Great for us as a people

“We were supposed to host the CARIFTA Games; we can’t, because the Stadium is in shambles. But we showed our organisational skills and capabilities today, and the fact that we were able to host this and the fact that we were able to prepare our Grenadian athletes to compete is great for us as an organisation and great for us as a people in general.”

Looking around Grenada, there are clear signs of recovery. Tarpaulins, omnipresent in the immediate aftermath of the storm, are giving way to galvanized iron roofs. It’s still the rainy season, so some citizens are making temporary adjustments. But after the destruction visited by Ivan, the rain has had a positive effect as well.

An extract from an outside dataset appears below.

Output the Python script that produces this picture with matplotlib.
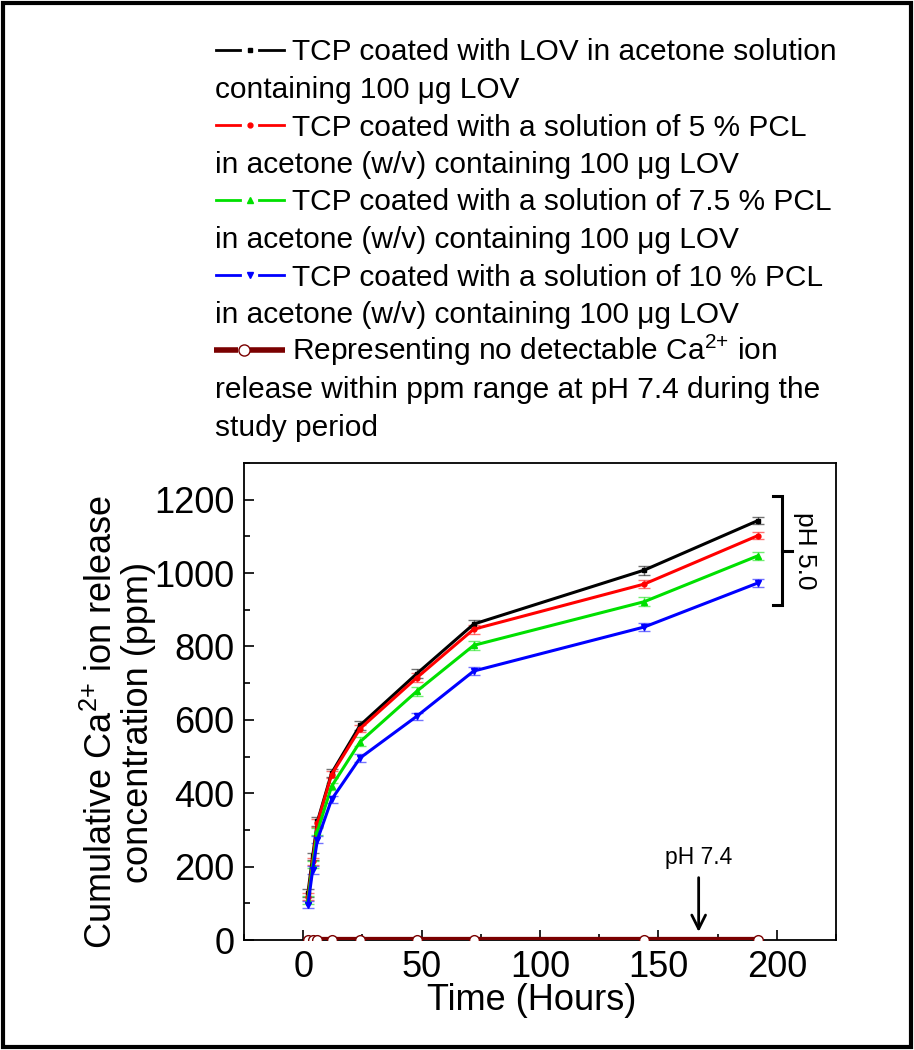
import numpy as np
import matplotlib
matplotlib.use("Agg")
import matplotlib.pyplot as plt
from matplotlib.lines import Line2D
from matplotlib.patches import Rectangle
from matplotlib.ticker import MultipleLocator

plt.rcParams['font.family'] = ['Liberation Sans', 'DejaVu Sans']
plt.rcParams['mathtext.fontset'] = 'custom'
plt.rcParams['mathtext.rm'] = 'Liberation Sans'
plt.rcParams['mathtext.it'] = 'Liberation Sans:italic'

# sampling times (hours)
hours = [2, 4, 6, 12, 24, 48, 72, 144, 192]

# cumulative Ca2+ release at pH 5.0 (ppm)
lov = [128, 228, 323, 455, 585, 726, 861, 1008, 1143]
pcl5 = [118, 214, 319, 451, 576, 715, 847, 970, 1102]
pcl75 = [109, 205, 296, 419, 540, 678, 803, 922, 1047]
pcl10 = [96, 191, 273, 383, 496, 610, 733, 853, 973]

lov_err = [12, 10, 12, 10, 12, 12, 12, 12, 10]
pcl5_err = [10, 10, 10, 10, 10, 12, 12, 12, 10]
pcl75_err = [10, 10, 10, 10, 12, 12, 12, 12, 10]
pcl10_err = [10, 10, 10, 10, 10, 10, 10, 10, 10]

# pH 7.4: nothing detectable
ph74 = [0, 0, 0, 0, 0, 0, 0, 0, 0]

SUP = r"$^{\mathregular{2{+}}}$"
legend_lines = [
    "TCP coated with LOV in acetone solution",
    "containing 100 \u03bcg LOV",
    "TCP coated with a solution of 5 % PCL",
    "in acetone (w/v) containing 100 \u03bcg LOV",
    "TCP coated with a solution of 7.5 % PCL",
    "in acetone (w/v) containing 100 \u03bcg LOV",
    "TCP coated with a solution of 10 % PCL",
    "in acetone (w/v) containing 100 \u03bcg LOV",
    "Representing no detectable Ca" + SUP + " ion",
    "release within ppm range at pH 7.4 during the",
    "study period",
]

W, H = 914, 1050
fig = plt.figure(figsize=(W / 100, H / 100), dpi=100)

def fx(px):
    return px / W

def fy(py):
    return 1 - py / H

ax = fig.add_axes([fx(244), fy(940), fx(836) - fx(244), fy(463) - fy(940)])

series = [
    (lov, lov_err, 'black', 's', 3),
    (pcl5, pcl5_err, '#ff0000', 'o', 3.5),
    (pcl75, pcl75_err, '#00e000', '^', 4.5),
    (pcl10, pcl10_err, '#0000ff', 'v', 4.5),
]
for vals, err, col, mk, ms in series:
    ax.errorbar(hours, vals, yerr=err, color=col, lw=2.2, marker=mk, ms=ms,
                ecolor=col, elinewidth=1, capsize=4, capthick=1, zorder=3)
# lighter error bars
for c in ax.containers:
    for part in c.lines[1] + c.lines[2]:
        part.set_alpha(0.55)

ax.plot(hours, ph74, color='#7a0000', lw=4.5, marker='o', ms=7,
        mfc='white', mec='#7a0000', mew=1, zorder=4)

ax.set_xlim(-25, 225)
ax.set_ylim(0, 1300)
ax.xaxis.set_major_locator(MultipleLocator(50))
ax.xaxis.set_minor_locator(MultipleLocator(25))
ax.yaxis.set_major_locator(MultipleLocator(200))
ax.yaxis.set_minor_locator(MultipleLocator(100))
ax.set_xticks([0, 50, 100, 150, 200])
ax.set_yticks([0, 200, 400, 600, 800, 1000, 1200])
ax.tick_params(which='both', direction='in', top=False, right=False,
               labelsize=26, pad=7, width=1.2)
ax.tick_params(which='major', length=7)
ax.tick_params(which='minor', length=4)
for sp in ax.spines.values():
    sp.set_linewidth(1.3)

# pH 5.0 bracket
bx0, bx1, bx2 = 198.5, 202, 206.5
ytop, ybot = 1210, 912
ymid = (ytop + ybot) / 2
ax.plot([bx0, bx1, bx1, bx0], [ytop, ytop, ybot, ybot], color='black', lw=2.2,
        clip_on=False, solid_joinstyle='miter')
ax.plot([bx1, bx2], [ymid, ymid], color='black', lw=2.2, clip_on=False)
ax.text(212, ymid, "pH 5.0", rotation=-90, ha='center', va='center', fontsize=19)

# pH 7.4 arrow
ax.annotate("pH 7.4", xy=(167, 22), xytext=(167, 224), ha='center', va='center',
            fontsize=16.5,
            arrowprops=dict(arrowstyle='->,head_length=0.6,head_width=0.3',
                            lw=2, color='black', shrinkA=4, shrinkB=0))

fig.text(fx(532), fy(1001), "Time (Hours)", ha='center', va='center', fontsize=26)
fig.text(fx(120), fy(722),
         "Cumulative Ca" + SUP + " ion release\nconcentration (ppm)",
         ha='center', va='center', rotation=90, fontsize=26, linespacing=1.05,
         multialignment='center')

# legend drawn line by line
handles = [
    ('black', 's', 3, 2, 'black'),
    ('#ff0000', 'o', 3.5, 2, '#ff0000'),
    ('#00e000', '^', 4.5, 2, '#00e000'),
    ('#0000ff', 'v', 4.5, 2, '#0000ff'),
]
step = 37.5
y0 = 50
for i, line in enumerate(legend_lines):
    yc = y0 + i * step
    if i in (0, 2, 4, 6, 8):
        k = i // 2
        if k < 4:
            col, mk, ms, lw, mfc = handles[k]
            fig.add_artist(Line2D([fx(216), fx(240)], [fy(yc)] * 2, color=col, lw=lw))
            fig.add_artist(Line2D([fx(259), fx(284)], [fy(yc)] * 2, color=col, lw=lw))
            fig.add_artist(Line2D([fx(249.5)], [fy(yc)], marker=mk, ms=ms, color=col, mfc=mfc))
        else:
            col = '#7a0000'
            fig.add_artist(Line2D([fx(214), fx(238)], [fy(yc)] * 2, color=col, lw=4,
                                  solid_capstyle='butt'))
            fig.add_artist(Line2D([fx(250), fx(285)], [fy(yc)] * 2, color=col, lw=4,
                                  solid_capstyle='butt'))
            fig.add_artist(Line2D([fx(244)], [fy(yc)], marker='o', ms=8, color=col,
                                  mfc='white', mew=1))
        tx = 292
    else:
        tx = 215
    fig.text(fx(tx), fy(yc + 10.5), line, ha='left', va='baseline', fontsize=21.5)

# page border
fig.add_artist(Rectangle((0.003, 0.003), 0.994, 0.994, transform=fig.transFigure,
                         fill=False, lw=3, ec='black'))

fig.savefig("out.png", dpi=100)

“I looked at Grenada since I’ve been here and I see green,” says OECS Sports Coordinator David Peterkin. “Nature’s a wonderful thing. Right after Ivan all the hills, everything was brown, now with nature and the rain you see so much green and so much rich green. And people are stating to pick themselves up, you know.”

Good neighbours

The recovery will continue with help from Grenada’s neighbours. At the conclusion of the Half Marathon, NACAC presented a US$10 thousand grant to the Grenada federation. That amount will go towards replacing office materials – computers, fax machines etc. – that were destroyed by Ivan.

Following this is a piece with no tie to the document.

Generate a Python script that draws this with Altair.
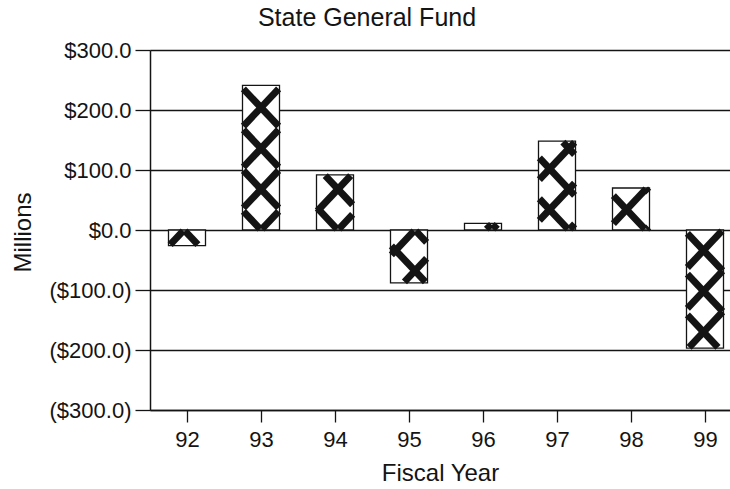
import math
import altair as alt
import pandas as pd

# Fiscal years and year-end general fund balance change (millions of dollars)
years = [92, 93, 94, 95, 96, 97, 98, 99]
balances = [-26, 241, 92, -88, 11, 148, 70, -197]

y_ticks = [-300, -200, -100, 0, 100, 200, 300]

FONT = "Liberation Sans"
INK = "#141414"

# Bar half-width in year units, and the crosshatch cell (years x millions)
HALF = 0.25
CELL_W = 0.52
CELL_H = 68.0
INSET_X = 0.012
INSET_Y = 1.5

bars = pd.DataFrame({"year": years, "balance": balances})


def hatch_segments(year, value):
    """Clip the two diagonal line families of the crosshatch to one bar."""
    x0, x1 = year - HALF + INSET_X, year + HALF - INSET_X
    lo, hi = sorted((0.0, float(value)))
    y0, y1 = lo + INSET_Y, hi - INSET_Y
    if y1 <= y0:
        return []
    # normalised pattern coordinates, phase anchored at (93, 0)
    u0, u1 = (x0 - 93) / CELL_W, (x1 - 93) / CELL_W
    v0, v1 = y0 / CELL_H, y1 / CELL_H
    segs = []
    # family u + v = k
    for k in range(math.ceil(u0 + v0) - 1, math.floor(u1 + v1) + 2):
        a, b = max(u0, k - v1), min(u1, k - v0)
        if b > a:
            segs.append((a, k - a, b, k - b))
    # family u - v = k
    for k in range(math.ceil(u0 - v1) - 1, math.floor(u1 - v0) + 2):
        a, b = max(u0, k + v0), min(u1, k + v1)
        if b > a:
            segs.append((a, a - k, b, b - k))
    return [
        {"x": 93 + ua * CELL_W, "y": va * CELL_H,
         "x2": 93 + ub * CELL_W, "y2": vb * CELL_H}
        for ua, va, ub, vb in segs
    ]


hatch = pd.DataFrame(
    [s for yr, v in zip(years, balances) for s in hatch_segments(yr, v)]
)

x_scale = alt.Scale(domain=[91.5, 91.5 + 580 / 74], nice=False, zero=False)
y_scale = alt.Scale(domain=[-300, 300], nice=False)

label_expr = (
    "datum.value < 0 ? '($' + format(-datum.value, ',.1f') + ')' "
    ": '$' + format(datum.value, ',.1f')"
)

x_axis = alt.Axis(
    values=years, format="d", title="Fiscal Year", grid=False,
    tickSize=12, tickColor=INK, tickWidth=1.3, labelPadding=7,
    domainColor=INK, domainWidth=1.5, labelFlush=False,
    titleY=70, titleBaseline="alphabetic",
)
y_axis = alt.Axis(
    values=y_ticks, labelExpr=label_expr, title="Millions",
    grid=True, gridColor=INK, gridWidth=1.3, gridOpacity=1,
    tickSize=15, tickColor=INK, tickWidth=1.3, labelPadding=4,
    domainColor=INK, domainWidth=1.5,
    titleX=-120, titleY=182, titleAngle=-90, titleAlign="center",
    titleBaseline="alphabetic",
)

base = alt.Chart(bars).transform_calculate(
    left=f"datum.year - {HALF}", right=f"datum.year + {HALF}"
)

fill = base.mark_rect(fill="white").encode(
    x=alt.X("left:Q", scale=x_scale, axis=x_axis),
    x2="right:Q",
    y=alt.Y("balance:Q", scale=y_scale, axis=y_axis),
    y2=alt.datum(0),
)

lines = alt.Chart(hatch).mark_rule(color=INK, strokeWidth=7).encode(
    x=alt.X("x:Q", scale=x_scale),
    x2="x2:Q",
    y=alt.Y("y:Q", scale=y_scale),
    y2="y2:Q",
)

outline = base.mark_rect(fill=None, stroke=INK, strokeWidth=1.3).encode(
    x=alt.X("left:Q", scale=x_scale),
    x2="right:Q",
    y=alt.Y("balance:Q", scale=y_scale),
    y2=alt.datum(0),
)

chart = (
    alt.layer(fill, lines, outline)
    .properties(
        width=580,
        height=360,
        padding={"left": 150, "top": 50, "right": 0, "bottom": 79},
        autosize=alt.AutoSizeParams(type="none"),
        title=alt.TitleParams(
            "State General Fund", font=FONT, fontSize=25, fontWeight="normal",
            color=INK, anchor="middle", frame="group", dx=-73, offset=-12,
            baseline="alphabetic",
        ),
    )
    .configure(background="white")
    .configure_view(stroke=None)
    .configure_axis(
        labelFont=FONT, labelFontSize=22, labelColor=INK,
        titleFont=FONT, titleFontSize=24, titleFontWeight="normal",
        titleColor=INK,
    )
)

chart.save("out.html", embed_options={"renderer": "svg", "actions": False})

Meanwhile, Trinidad & Tobago’s NAAA, which was eventually awarded the 2005 CARIFTA Games, formally confirmed its intention to help Grenada’s participation in that meet. NAAA president Kenneth Doldron was in St George’s. He pledged his federation’s willingness to sponsor travel and accommodation for 20 athletes and 5 officials from Grenada.

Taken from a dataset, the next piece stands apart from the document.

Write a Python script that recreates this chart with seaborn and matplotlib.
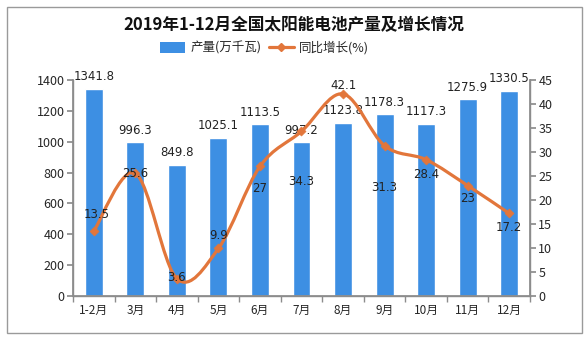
import numpy as np
import pandas as pd
import matplotlib
matplotlib.use("Agg")
import matplotlib.pyplot as plt
from matplotlib.path import Path
from matplotlib.patches import PathPatch, Rectangle
from matplotlib.lines import Line2D
from matplotlib.ticker import FixedLocator, NullFormatter
import seaborn as sns

months = ["1-2月", "3月", "4月", "5月", "6月", "7月", "8月", "9月", "10月", "11月", "12月"]
output = [1341.8, 996.3, 849.8, 1025.1, 1113.5, 997.2, 1123.8, 1178.3, 1117.3, 1275.9, 1330.5]
growth = [13.5, 25.6, 3.6, 9.9, 27, 34.3, 42.1, 31.3, 28.4, 23, 17.2]
title = "2019年1-12月全国太阳能电池产量及增长情况"
bar_name = "产量(万千瓦)"
line_name = "同比增长(%)"

# label offsets (points) for growth labels
growth_label_off = [(2, 12), (0, 0), (0, 1), (0, 9), (0, -16), (0, -36), (0, 6), (0, -30), (0, -11), (0, -9), (0, -10)]

sns.set_theme(style="white")
plt.rcParams["font.family"] = ["Noto Sans CJK SC", "DejaVu Sans"]

BLUE = "#3d8fe3"
ORANGE = "#e2763b"
GRAY = "#8c8c8c"

fig = plt.figure(figsize=(5.88, 3.41), dpi=100)
fig.patch.set_facecolor("white")
fig.patches.append(Rectangle((7 / 588, 8 / 341), 575 / 588, 326 / 341, transform=fig.transFigure,
                             fill=False, edgecolor="#9a9a9a", linewidth=1.0))

ax = fig.add_axes([73 / 588, 45 / 341, 457 / 588, 216 / 341])
df = pd.DataFrame({"month": months, "output": output, "growth": growth})
sns.barplot(data=df, x="month", y="output", color=BLUE, saturation=1, width=0.43, ax=ax, zorder=2)
ax.set_xlim(-0.5, len(months) - 0.5)
ax.set_ylim(0, 1400)
ax.set_yticks(np.arange(0, 1401, 200))
ax.set_xlabel("")
ax.set_ylabel("")
for s in ["top"]:
    ax.spines[s].set_visible(False)
for s in ["left", "bottom", "right"]:
    ax.spines[s].set_color(GRAY)
    ax.spines[s].set_linewidth(1.0)
ax.tick_params(axis="y", which="major", direction="out", length=4, color=GRAY, labelsize=9, pad=2, left=True)
ax.tick_params(axis="x", which="major", length=0, labelsize=8.5, pad=6)
ax.xaxis.set_minor_locator(FixedLocator(np.arange(-0.5, len(months), 1.0)))
ax.xaxis.set_minor_formatter(NullFormatter())
ax.tick_params(axis="x", which="minor", direction="out", length=4, color=GRAY, bottom=True)

for i, v in enumerate(output):
    ax.annotate(f"{v}", (i, v), xytext=(0, 4), textcoords="offset points", ha="center", va="bottom",
                fontsize=8.5, color="#222222", family="DejaVu Sans")

ax2 = ax.twinx()
ax2.set_ylim(0, 45)
ax2.set_yticks(np.arange(0, 46, 5))
ax2.tick_params(axis="y", direction="out", length=4, color=GRAY, labelsize=9, pad=2, right=True)
ax2.spines["top"].set_visible(False)
for s in ["left", "bottom", "right"]:
    ax2.spines[s].set_color(GRAY)
ax2.grid(False)
ax.grid(False)

# smooth Catmull-Rom style curve through the growth points
pts = np.column_stack([np.arange(len(growth)), growth]).astype(float)
ext = np.vstack([pts[0], pts, pts[-1]])
verts = [tuple(pts[0])]
codes = [Path.MOVETO]
for k in range(len(pts) - 1):
    p0, p1, p2, p3 = ext[k], ext[k + 1], ext[k + 2], ext[k + 3]
    c1 = p1 + (p2 - p0) / 6.0
    c2 = p2 - (p3 - p1) / 6.0
    verts += [tuple(c1), tuple(c2), tuple(p2)]
    codes += [Path.CURVE4] * 3
ax2.add_patch(PathPatch(Path(verts, codes), fill=False, edgecolor=ORANGE, linewidth=2.3, zorder=3,
                        capstyle="round", joinstyle="round"))
sns.scatterplot(x=np.arange(len(growth)), y=growth, ax=ax2, color=ORANGE, marker="D", s=22,
                edgecolor=ORANGE, zorder=4, legend=False)
ax2.set_xlim(-0.5, len(months) - 0.5)

for i, v in enumerate(growth):
    dx, dy = growth_label_off[i]
    ax2.annotate(f"{v:g}", (i, v), xytext=(dx, dy), textcoords="offset points", ha="center", va="center",
                 fontsize=8.5, color="#222222", family="DejaVu Sans", zorder=5)

fig.text(0.5, 1 - 25 / 341, title, ha="center", va="center", fontsize=12, fontweight="bold", color="#111111")

handles = [Rectangle((0, 0), 1, 1, facecolor=BLUE, edgecolor="none"),
           Line2D([0], [0], color=ORANGE, lw=2.3, marker="D", markersize=4)]
fig.legend(handles, [bar_name, line_name], loc="center", bbox_to_anchor=(0.45, 1 - 48 / 341), ncol=2,
           frameon=False, fontsize=9, handlelength=2.0, handleheight=1.0, columnspacing=0.6, handletextpad=0.4)

fig.savefig("out.png", dpi=100, facecolor="white")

Like the vast majority of Grenada’s citizens, the athletics fraternity in the Spice Isle was profoundly affected by the events of early September. From all indications, strength of character and a lot of help from friends and neighbours will affect the nation just as profoundly. It may not be business as usual for some time to come, but Grenada seems to be well on the road to recovery.